▶ WRITTEN INSTRUCTION: Copy out the data below as written; omit any images.
___ INFORMATION SHOWN ___
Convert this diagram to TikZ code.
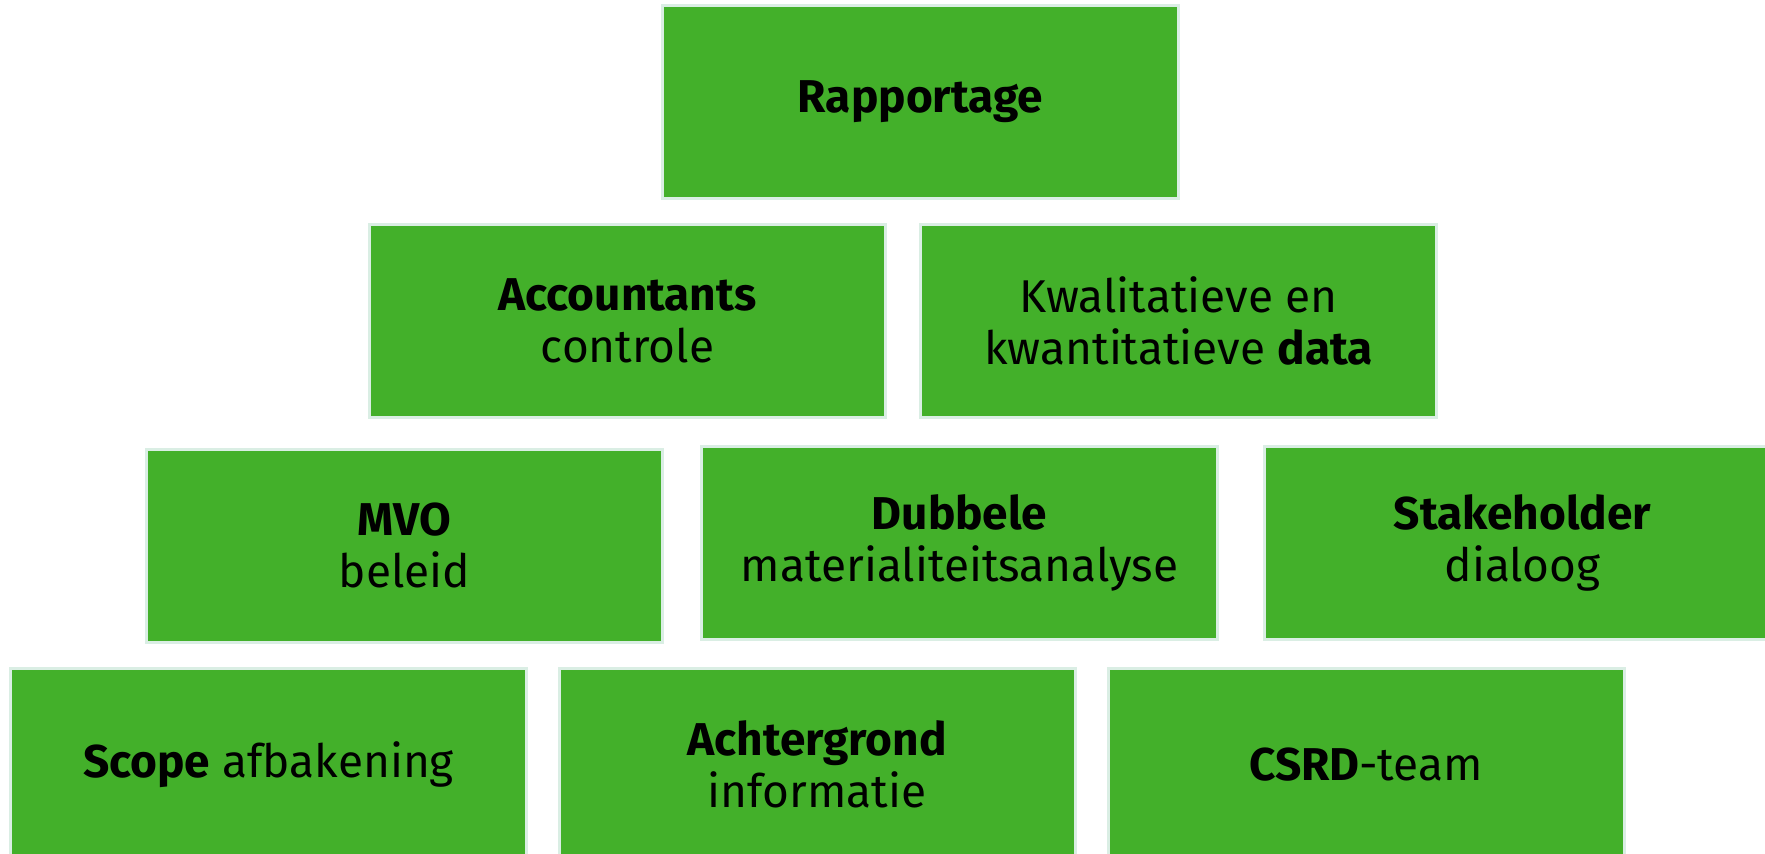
\documentclass[tikz,border=0pt]{standalone}
\usepackage{fontspec}
\setmainfont{Fira Sans}
\definecolor{boxgreen}{RGB}{67,176,42}
\definecolor{boxedge}{RGB}{218,238,228}
\tikzset{
  gbox/.style={rectangle, fill=boxgreen, draw=boxedge, line width=3pt,
    minimum width=516pt, minimum height=193pt, inner sep=0pt,
    align=center, text=black, font=\fontsize{46}{52}\selectfont}
}
\begin{document}
\begin{tikzpicture}[x=1pt,y=-1pt]
\useasboundingbox (0,0) rectangle (1765,854);
\clip (0,0) rectangle (1765,854);
\node[gbox] (rap) at (920.5,102) {\textbf{Rapportage}};
\node[gbox] (acc) at (627.5,320.5) {\textbf{Accountants}\\controle};
\node[gbox] (kwa) at (1178.5,320.5) {Kwalitatieve en\\kwantitatieve \textbf{data}};
\node[gbox] (mvo) at (404.5,545.5) {\textbf{MVO}\\beleid};
\node[gbox] (dub) at (959.5,542.5) {\textbf{Dubbele}\\materialiteitsanalyse};
\node[gbox] (sta) at (1522.5,542.5) {\textbf{Stakeholder}\\dialoog};
\node[gbox] (sco) at (268.5,764.5) {\textbf{Scope} afbakening};
\node[gbox] (ach) at (817,764.5) {\textbf{Achtergrond}\\informatie};
\node[gbox] (csr) at (1366,764.5) {\textbf{CSRD}-team};
\end{tikzpicture}
\end{document}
___
▶ THE OUTPUT:
Convert this diagram to TikZ code.
\documentclass[tikz,border=0pt]{standalone}
\usepackage{fontspec}
\setmainfont{Fira Sans}
\definecolor{boxgreen}{RGB}{67,176,42}
\definecolor{boxedge}{RGB}{218,238,228}
\tikzset{
  gbox/.style={rectangle, fill=boxgreen, draw=boxedge, line width=3pt,
    minimum width=516pt, minimum height=193pt, inner sep=0pt,
    align=center, text=black, font=\fontsize{46}{52}\selectfont}
}
\begin{document}
\begin{tikzpicture}[x=1pt,y=-1pt]
\useasboundingbox (0,0) rectangle (1765,854);
\clip (0,0) rectangle (1765,854);
\node[gbox] (rap) at (920.5,102) {\textbf{Rapportage}};
\node[gbox] (acc) at (627.5,320.5) {\textbf{Accountants}\\controle};
\node[gbox] (kwa) at (1178.5,320.5) {Kwalitatieve en\\kwantitatieve \textbf{data}};
\node[gbox] (mvo) at (404.5,545.5) {\textbf{MVO}\\beleid};
\node[gbox] (dub) at (959.5,542.5) {\textbf{Dubbele}\\materialiteitsanalyse};
\node[gbox] (sta) at (1522.5,542.5) {\textbf{Stakeholder}\\dialoog};
\node[gbox] (sco) at (268.5,764.5) {\textbf{Scope} afbakening};
\node[gbox] (ach) at (817,764.5) {\textbf{Achtergrond}\\informatie};
\node[gbox] (csr) at (1366,764.5) {\textbf{CSRD}-team};
\end{tikzpicture}
\end{document}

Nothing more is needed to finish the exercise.